→ Goal of the exercise
Copy the material that follows word for word and omit its pictures.

>> Start Data lines

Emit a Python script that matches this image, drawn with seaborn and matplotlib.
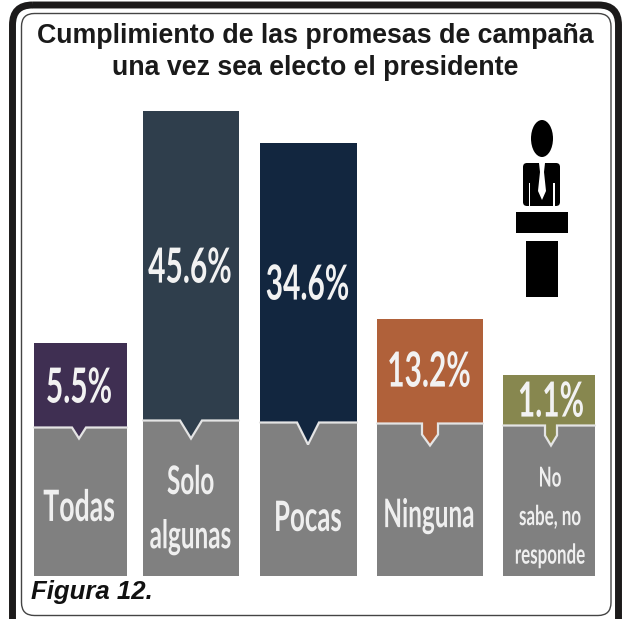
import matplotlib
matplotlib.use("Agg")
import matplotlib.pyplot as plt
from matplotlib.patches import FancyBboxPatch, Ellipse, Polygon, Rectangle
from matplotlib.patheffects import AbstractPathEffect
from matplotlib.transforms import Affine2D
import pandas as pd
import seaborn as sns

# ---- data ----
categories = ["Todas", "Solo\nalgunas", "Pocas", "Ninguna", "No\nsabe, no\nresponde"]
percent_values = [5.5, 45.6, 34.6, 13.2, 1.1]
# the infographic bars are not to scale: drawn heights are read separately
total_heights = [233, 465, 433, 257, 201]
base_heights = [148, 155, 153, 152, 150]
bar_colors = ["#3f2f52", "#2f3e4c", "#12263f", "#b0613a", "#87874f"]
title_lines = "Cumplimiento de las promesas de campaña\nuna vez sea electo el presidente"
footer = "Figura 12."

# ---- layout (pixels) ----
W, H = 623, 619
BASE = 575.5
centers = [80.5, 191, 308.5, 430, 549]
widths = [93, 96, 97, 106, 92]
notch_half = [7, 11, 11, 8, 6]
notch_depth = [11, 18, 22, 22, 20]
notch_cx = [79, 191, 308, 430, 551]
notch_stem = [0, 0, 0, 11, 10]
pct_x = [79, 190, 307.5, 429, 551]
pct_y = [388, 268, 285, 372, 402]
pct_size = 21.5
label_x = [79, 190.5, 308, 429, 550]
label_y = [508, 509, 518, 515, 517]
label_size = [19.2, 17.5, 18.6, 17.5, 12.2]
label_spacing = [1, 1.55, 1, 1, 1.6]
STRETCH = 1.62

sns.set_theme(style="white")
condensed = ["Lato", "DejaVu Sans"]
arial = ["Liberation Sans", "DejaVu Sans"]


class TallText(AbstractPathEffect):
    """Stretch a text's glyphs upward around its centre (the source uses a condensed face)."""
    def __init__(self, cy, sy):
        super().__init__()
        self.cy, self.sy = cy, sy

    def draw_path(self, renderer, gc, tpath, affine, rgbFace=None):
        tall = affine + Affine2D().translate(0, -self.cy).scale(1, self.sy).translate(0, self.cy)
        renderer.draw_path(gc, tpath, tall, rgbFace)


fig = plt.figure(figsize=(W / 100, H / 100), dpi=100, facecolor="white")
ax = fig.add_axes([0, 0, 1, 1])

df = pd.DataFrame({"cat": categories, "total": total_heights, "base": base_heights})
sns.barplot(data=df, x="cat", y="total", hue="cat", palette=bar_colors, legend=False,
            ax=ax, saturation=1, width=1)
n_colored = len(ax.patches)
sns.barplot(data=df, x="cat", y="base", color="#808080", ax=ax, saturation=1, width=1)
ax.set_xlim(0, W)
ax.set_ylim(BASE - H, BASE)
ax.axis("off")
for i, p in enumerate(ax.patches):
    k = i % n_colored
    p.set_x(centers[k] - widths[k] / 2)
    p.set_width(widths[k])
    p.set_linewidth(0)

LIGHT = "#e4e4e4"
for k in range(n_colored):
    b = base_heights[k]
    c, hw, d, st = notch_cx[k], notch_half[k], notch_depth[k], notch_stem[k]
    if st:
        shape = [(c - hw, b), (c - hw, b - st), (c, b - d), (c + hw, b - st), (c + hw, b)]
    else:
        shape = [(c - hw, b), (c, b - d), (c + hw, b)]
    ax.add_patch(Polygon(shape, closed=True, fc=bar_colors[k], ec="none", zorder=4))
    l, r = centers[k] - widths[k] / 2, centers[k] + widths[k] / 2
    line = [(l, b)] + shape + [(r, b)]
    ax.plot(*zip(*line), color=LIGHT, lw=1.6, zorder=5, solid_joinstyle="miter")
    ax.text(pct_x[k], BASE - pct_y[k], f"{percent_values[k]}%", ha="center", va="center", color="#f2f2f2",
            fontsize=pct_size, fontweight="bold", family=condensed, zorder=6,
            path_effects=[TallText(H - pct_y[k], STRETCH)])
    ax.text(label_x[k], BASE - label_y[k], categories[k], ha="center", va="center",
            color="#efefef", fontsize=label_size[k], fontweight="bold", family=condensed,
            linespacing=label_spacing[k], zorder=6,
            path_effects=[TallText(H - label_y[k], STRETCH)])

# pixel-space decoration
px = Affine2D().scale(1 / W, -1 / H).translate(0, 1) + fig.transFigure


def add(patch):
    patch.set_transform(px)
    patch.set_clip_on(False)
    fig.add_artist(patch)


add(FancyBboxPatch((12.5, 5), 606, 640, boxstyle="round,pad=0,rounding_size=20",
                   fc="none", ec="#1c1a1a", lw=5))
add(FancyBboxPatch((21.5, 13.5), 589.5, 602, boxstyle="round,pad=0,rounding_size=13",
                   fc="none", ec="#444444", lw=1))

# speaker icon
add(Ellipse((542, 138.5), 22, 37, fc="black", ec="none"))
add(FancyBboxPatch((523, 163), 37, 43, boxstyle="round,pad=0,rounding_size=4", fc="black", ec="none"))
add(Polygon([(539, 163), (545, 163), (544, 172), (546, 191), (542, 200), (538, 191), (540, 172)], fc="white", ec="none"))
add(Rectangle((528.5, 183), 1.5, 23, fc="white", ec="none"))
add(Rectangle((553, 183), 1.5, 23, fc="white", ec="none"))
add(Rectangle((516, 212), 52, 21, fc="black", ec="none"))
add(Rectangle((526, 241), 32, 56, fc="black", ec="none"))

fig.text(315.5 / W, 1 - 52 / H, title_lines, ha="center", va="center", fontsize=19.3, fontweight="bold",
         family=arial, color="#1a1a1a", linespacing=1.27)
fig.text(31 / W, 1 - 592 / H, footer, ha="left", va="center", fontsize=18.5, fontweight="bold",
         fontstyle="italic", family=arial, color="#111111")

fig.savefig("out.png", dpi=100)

>> End Data lines

→ Response to the task
Emit a Python script that matches this image, drawn with seaborn and matplotlib.
import matplotlib
matplotlib.use("Agg")
import matplotlib.pyplot as plt
from matplotlib.patches import FancyBboxPatch, Ellipse, Polygon, Rectangle
from matplotlib.patheffects import AbstractPathEffect
from matplotlib.transforms import Affine2D
import pandas as pd
import seaborn as sns

# ---- data ----
categories = ["Todas", "Solo\nalgunas", "Pocas", "Ninguna", "No\nsabe, no\nresponde"]
percent_values = [5.5, 45.6, 34.6, 13.2, 1.1]
# the infographic bars are not to scale: drawn heights are read separately
total_heights = [233, 465, 433, 257, 201]
base_heights = [148, 155, 153, 152, 150]
bar_colors = ["#3f2f52", "#2f3e4c", "#12263f", "#b0613a", "#87874f"]
title_lines = "Cumplimiento de las promesas de campaña\nuna vez sea electo el presidente"
footer = "Figura 12."

# ---- layout (pixels) ----
W, H = 623, 619
BASE = 575.5
centers = [80.5, 191, 308.5, 430, 549]
widths = [93, 96, 97, 106, 92]
notch_half = [7, 11, 11, 8, 6]
notch_depth = [11, 18, 22, 22, 20]
notch_cx = [79, 191, 308, 430, 551]
notch_stem = [0, 0, 0, 11, 10]
pct_x = [79, 190, 307.5, 429, 551]
pct_y = [388, 268, 285, 372, 402]
pct_size = 21.5
label_x = [79, 190.5, 308, 429, 550]
label_y = [508, 509, 518, 515, 517]
label_size = [19.2, 17.5, 18.6, 17.5, 12.2]
label_spacing = [1, 1.55, 1, 1, 1.6]
STRETCH = 1.62

sns.set_theme(style="white")
condensed = ["Lato", "DejaVu Sans"]
arial = ["Liberation Sans", "DejaVu Sans"]


class TallText(AbstractPathEffect):
    """Stretch a text's glyphs upward around its centre (the source uses a condensed face)."""
    def __init__(self, cy, sy):
        super().__init__()
        self.cy, self.sy = cy, sy

    def draw_path(self, renderer, gc, tpath, affine, rgbFace=None):
        tall = affine + Affine2D().translate(0, -self.cy).scale(1, self.sy).translate(0, self.cy)
        renderer.draw_path(gc, tpath, tall, rgbFace)


fig = plt.figure(figsize=(W / 100, H / 100), dpi=100, facecolor="white")
ax = fig.add_axes([0, 0, 1, 1])

df = pd.DataFrame({"cat": categories, "total": total_heights, "base": base_heights})
sns.barplot(data=df, x="cat", y="total", hue="cat", palette=bar_colors, legend=False,
            ax=ax, saturation=1, width=1)
n_colored = len(ax.patches)
sns.barplot(data=df, x="cat", y="base", color="#808080", ax=ax, saturation=1, width=1)
ax.set_xlim(0, W)
ax.set_ylim(BASE - H, BASE)
ax.axis("off")
for i, p in enumerate(ax.patches):
    k = i % n_colored
    p.set_x(centers[k] - widths[k] / 2)
    p.set_width(widths[k])
    p.set_linewidth(0)

LIGHT = "#e4e4e4"
for k in range(n_colored):
    b = base_heights[k]
    c, hw, d, st = notch_cx[k], notch_half[k], notch_depth[k], notch_stem[k]
    if st:
        shape = [(c - hw, b), (c - hw, b - st), (c, b - d), (c + hw, b - st), (c + hw, b)]
    else:
        shape = [(c - hw, b), (c, b - d), (c + hw, b)]
    ax.add_patch(Polygon(shape, closed=True, fc=bar_colors[k], ec="none", zorder=4))
    l, r = centers[k] - widths[k] / 2, centers[k] + widths[k] / 2
    line = [(l, b)] + shape + [(r, b)]
    ax.plot(*zip(*line), color=LIGHT, lw=1.6, zorder=5, solid_joinstyle="miter")
    ax.text(pct_x[k], BASE - pct_y[k], f"{percent_values[k]}%", ha="center", va="center", color="#f2f2f2",
            fontsize=pct_size, fontweight="bold", family=condensed, zorder=6,
            path_effects=[TallText(H - pct_y[k], STRETCH)])
    ax.text(label_x[k], BASE - label_y[k], categories[k], ha="center", va="center",
            color="#efefef", fontsize=label_size[k], fontweight="bold", family=condensed,
            linespacing=label_spacing[k], zorder=6,
            path_effects=[TallText(H - label_y[k], STRETCH)])

# pixel-space decoration
px = Affine2D().scale(1 / W, -1 / H).translate(0, 1) + fig.transFigure


def add(patch):
    patch.set_transform(px)
    patch.set_clip_on(False)
    fig.add_artist(patch)


add(FancyBboxPatch((12.5, 5), 606, 640, boxstyle="round,pad=0,rounding_size=20",
                   fc="none", ec="#1c1a1a", lw=5))
add(FancyBboxPatch((21.5, 13.5), 589.5, 602, boxstyle="round,pad=0,rounding_size=13",
                   fc="none", ec="#444444", lw=1))

# speaker icon
add(Ellipse((542, 138.5), 22, 37, fc="black", ec="none"))
add(FancyBboxPatch((523, 163), 37, 43, boxstyle="round,pad=0,rounding_size=4", fc="black", ec="none"))
add(Polygon([(539, 163), (545, 163), (544, 172), (546, 191), (542, 200), (538, 191), (540, 172)], fc="white", ec="none"))
add(Rectangle((528.5, 183), 1.5, 23, fc="white", ec="none"))
add(Rectangle((553, 183), 1.5, 23, fc="white", ec="none"))
add(Rectangle((516, 212), 52, 21, fc="black", ec="none"))
add(Rectangle((526, 241), 32, 56, fc="black", ec="none"))

fig.text(315.5 / W, 1 - 52 / H, title_lines, ha="center", va="center", fontsize=19.3, fontweight="bold",
         family=arial, color="#1a1a1a", linespacing=1.27)
fig.text(31 / W, 1 - 592 / H, footer, ha="left", va="center", fontsize=18.5, fontweight="bold",
         fontstyle="italic", family=arial, color="#111111")

fig.savefig("out.png", dpi=100)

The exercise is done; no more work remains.